76 US 785 Carpenter v. Williams

76 U.S. 785

19 L.Ed. 827

9 Wall. 785


December Term, 1869

ERROR to the Supreme Court of Missouri.

Williams filed a petition, afterwards amended, in the St. Louis Land Court, against Carpenter, to determine the title to a lot of ground, once belonging to the common field lots of St. Louis.

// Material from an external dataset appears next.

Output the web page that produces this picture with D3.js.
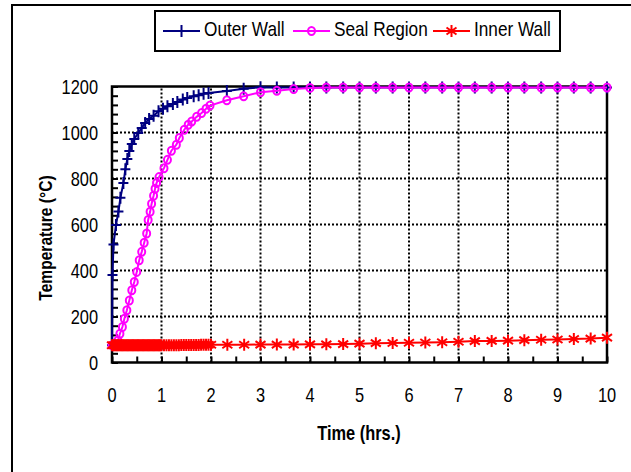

The amended petition stated in substance that the land in dispute was proved (confirmed) in the name of Louis Lacroix, when in fact Joseph Lacroix was the person intended; that the recorder of land titles at St. Louis took proof of Joseph's right, and made a mistake in the name of the claimant, or by accident wrote Louis instead of Joseph. The object of the suit as amended was to reform this confirmation, correct this supposed mistake, and and obtain a decree in favor of the persons claiming under Joseph Lacroix for the title which the defendant, Carpenter, had procured from the heirs of Louis Lacroix. The St. Louis Land Court gave judgment in favor of the plaintiff; and the Supreme Court of Missouri having affirmed the judgment, the other side brought the case here.

Mr. Britton Hill moved to dismiss the case for want of jurisdiction, assuming, as the defendant claimed under the government of the United States, and as his title had been decided against, that the case came within the twenty-fifth section of the Judiciary Act.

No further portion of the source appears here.